### [What needs to be done]
Please output the lines shown below exactly as they appear.

[START OF Supplied data]

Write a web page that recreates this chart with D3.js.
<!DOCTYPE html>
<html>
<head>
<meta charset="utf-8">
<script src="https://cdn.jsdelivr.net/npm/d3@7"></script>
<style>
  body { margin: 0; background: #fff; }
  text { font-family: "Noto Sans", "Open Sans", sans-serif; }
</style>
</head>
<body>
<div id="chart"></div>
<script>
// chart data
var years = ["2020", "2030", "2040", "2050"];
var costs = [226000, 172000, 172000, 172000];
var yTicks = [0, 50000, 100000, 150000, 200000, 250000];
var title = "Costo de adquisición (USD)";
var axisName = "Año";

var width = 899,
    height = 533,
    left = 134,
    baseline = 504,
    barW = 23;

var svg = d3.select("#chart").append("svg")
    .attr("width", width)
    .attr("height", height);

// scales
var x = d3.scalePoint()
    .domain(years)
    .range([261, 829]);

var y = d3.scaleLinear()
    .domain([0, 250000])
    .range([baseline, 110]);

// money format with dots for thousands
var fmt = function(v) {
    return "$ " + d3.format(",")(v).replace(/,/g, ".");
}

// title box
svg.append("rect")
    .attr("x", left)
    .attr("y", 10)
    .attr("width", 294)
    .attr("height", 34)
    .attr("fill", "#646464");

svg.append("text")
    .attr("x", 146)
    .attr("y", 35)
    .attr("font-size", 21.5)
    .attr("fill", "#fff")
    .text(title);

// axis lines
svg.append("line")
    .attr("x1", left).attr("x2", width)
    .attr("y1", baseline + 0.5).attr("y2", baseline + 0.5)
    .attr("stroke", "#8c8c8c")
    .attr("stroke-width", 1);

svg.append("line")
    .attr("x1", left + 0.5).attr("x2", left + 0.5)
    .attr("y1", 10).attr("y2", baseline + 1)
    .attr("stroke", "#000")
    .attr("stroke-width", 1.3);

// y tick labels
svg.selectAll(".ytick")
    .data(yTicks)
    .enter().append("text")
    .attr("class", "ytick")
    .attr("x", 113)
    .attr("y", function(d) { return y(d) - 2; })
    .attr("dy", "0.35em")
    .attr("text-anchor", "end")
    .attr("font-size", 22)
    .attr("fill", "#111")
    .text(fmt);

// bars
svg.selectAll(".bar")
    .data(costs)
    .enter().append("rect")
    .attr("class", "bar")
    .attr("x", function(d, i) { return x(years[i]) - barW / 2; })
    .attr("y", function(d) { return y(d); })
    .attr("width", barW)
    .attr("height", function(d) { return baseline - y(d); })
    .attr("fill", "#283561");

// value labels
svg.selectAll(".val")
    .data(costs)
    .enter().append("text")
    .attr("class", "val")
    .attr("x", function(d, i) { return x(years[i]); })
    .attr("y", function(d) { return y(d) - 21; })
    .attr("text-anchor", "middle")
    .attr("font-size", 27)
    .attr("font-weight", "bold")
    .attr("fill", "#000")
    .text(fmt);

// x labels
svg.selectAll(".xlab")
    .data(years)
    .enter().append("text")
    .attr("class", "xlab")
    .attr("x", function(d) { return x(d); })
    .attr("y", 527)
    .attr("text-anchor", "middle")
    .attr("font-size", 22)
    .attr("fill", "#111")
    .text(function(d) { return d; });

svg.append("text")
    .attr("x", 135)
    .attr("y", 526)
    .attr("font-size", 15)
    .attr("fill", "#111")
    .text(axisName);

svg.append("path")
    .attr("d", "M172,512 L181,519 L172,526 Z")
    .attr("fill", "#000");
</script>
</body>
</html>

[END OF Supplied data]

### [Exercise solution]
Write a web page that recreates this chart with D3.js.
<!DOCTYPE html>
<html>
<head>
<meta charset="utf-8">
<script src="https://cdn.jsdelivr.net/npm/d3@7"></script>
<style>
  body { margin: 0; background: #fff; }
  text { font-family: "Noto Sans", "Open Sans", sans-serif; }
</style>
</head>
<body>
<div id="chart"></div>
<script>
// chart data
var years = ["2020", "2030", "2040", "2050"];
var costs = [226000, 172000, 172000, 172000];
var yTicks = [0, 50000, 100000, 150000, 200000, 250000];
var title = "Costo de adquisición (USD)";
var axisName = "Año";

var width = 899,
    height = 533,
    left = 134,
    baseline = 504,
    barW = 23;

var svg = d3.select("#chart").append("svg")
    .attr("width", width)
    .attr("height", height);

// scales
var x = d3.scalePoint()
    .domain(years)
    .range([261, 829]);

var y = d3.scaleLinear()
    .domain([0, 250000])
    .range([baseline, 110]);

// money format with dots for thousands
var fmt = function(v) {
    return "$ " + d3.format(",")(v).replace(/,/g, ".");
}

// title box
svg.append("rect")
    .attr("x", left)
    .attr("y", 10)
    .attr("width", 294)
    .attr("height", 34)
    .attr("fill", "#646464");

svg.append("text")
    .attr("x", 146)
    .attr("y", 35)
    .attr("font-size", 21.5)
    .attr("fill", "#fff")
    .text(title);

// axis lines
svg.append("line")
    .attr("x1", left).attr("x2", width)
    .attr("y1", baseline + 0.5).attr("y2", baseline + 0.5)
    .attr("stroke", "#8c8c8c")
    .attr("stroke-width", 1);

svg.append("line")
    .attr("x1", left + 0.5).attr("x2", left + 0.5)
    .attr("y1", 10).attr("y2", baseline + 1)
    .attr("stroke", "#000")
    .attr("stroke-width", 1.3);

// y tick labels
svg.selectAll(".ytick")
    .data(yTicks)
    .enter().append("text")
    .attr("class", "ytick")
    .attr("x", 113)
    .attr("y", function(d) { return y(d) - 2; })
    .attr("dy", "0.35em")
    .attr("text-anchor", "end")
    .attr("font-size", 22)
    .attr("fill", "#111")
    .text(fmt);

// bars
svg.selectAll(".bar")
    .data(costs)
    .enter().append("rect")
    .attr("class", "bar")
    .attr("x", function(d, i) { return x(years[i]) - barW / 2; })
    .attr("y", function(d) { return y(d); })
    .attr("width", barW)
    .attr("height", function(d) { return baseline - y(d); })
    .attr("fill", "#283561");

// value labels
svg.selectAll(".val")
    .data(costs)
    .enter().append("text")
    .attr("class", "val")
    .attr("x", function(d, i) { return x(years[i]); })
    .attr("y", function(d) { return y(d) - 21; })
    .attr("text-anchor", "middle")
    .attr("font-size", 27)
    .attr("font-weight", "bold")
    .attr("fill", "#000")
    .text(fmt);

// x labels
svg.selectAll(".xlab")
    .data(years)
    .enter().append("text")
    .attr("class", "xlab")
    .attr("x", function(d) { return x(d); })
    .attr("y", 527)
    .attr("text-anchor", "middle")
    .attr("font-size", 22)
    .attr("fill", "#111")
    .text(function(d) { return d; });

svg.append("text")
    .attr("x", 135)
    .attr("y", 526)
    .attr("font-size", 15)
    .attr("fill", "#111")
    .text(axisName);

svg.append("path")
    .attr("d", "M172,512 L181,519 L172,526 Z")
    .attr("fill", "#000");
</script>
</body>
</html>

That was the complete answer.